Ai-je fait le tour ? je ne crois pas. En fait pour approfondir et ancrer tout ce que je viens de vous raconter, à défaut de pouvoir venir passer quelques jours dans le Sulcis, il ne vous reste qu’à déboucher un bon Carignano del Sulcis doc. Bonne dégustation !

 

 

Franc de pied et phylloxéra ? je vous l’ai promis.  

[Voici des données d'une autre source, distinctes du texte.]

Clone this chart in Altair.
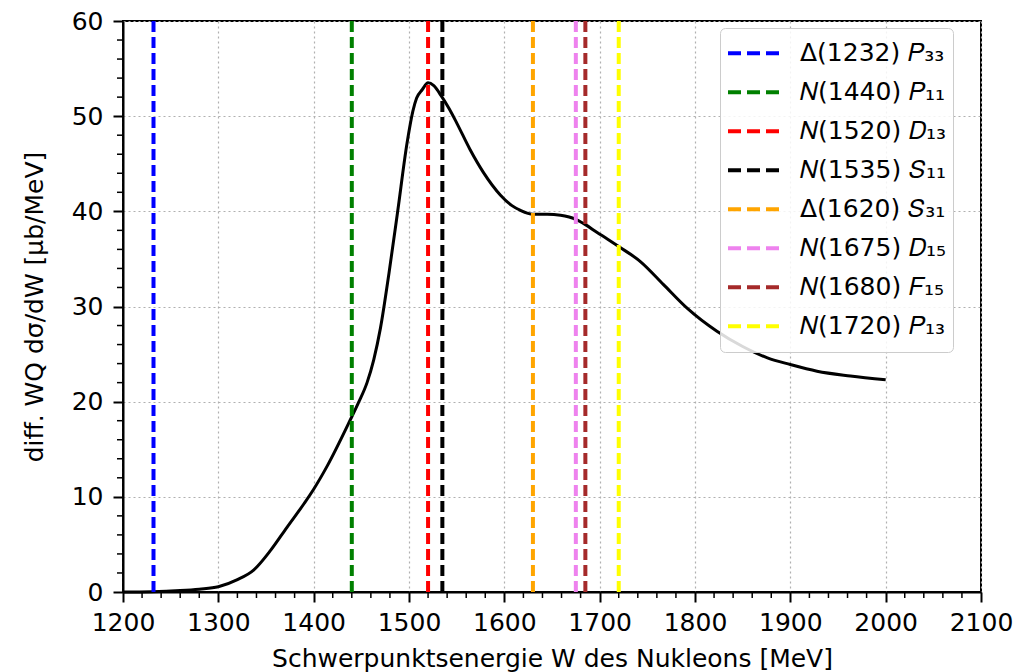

franc de pied, qu’est-ce que ça veut dire ? cela veut dire que la vigne n’a pas besoin de porte-greffe, autrement dit d‘un pied de vigne résistant au phylloxera sur lequel a été greffé la partie de la plante qui porte les baies. Le phylloxéra est un insecte originaire d’Amérique du Nord qui vit en symbiose avec la vigne américaine. Débarqué en Europe au début du 20ème siècle, l’insecte a détruit pratiquement tous les vignobles : en s’attaquant aux racines, il favorise les infections et les champignons létales pour la plante. Une fois attaquée, la plante meurt en quelques semaines sans remède possible. La vigne américaine a quant à elle développé des défenses qui lui permette de résister. Après l’hécatombe du siècle dernier donc, les cépages européens ont été replantés après avoir été greffés sur des pieds de vigne américains compatibles. 

Les seuls vignobles qui peuvent être planté de vigne sans greffe, sont ceux situés dans un environnement naturellement hostile à l’insecte : les très hautes altitudes, les sols sablonneux. Peu de vignes donc sont aujourd’hui franc-de-pied.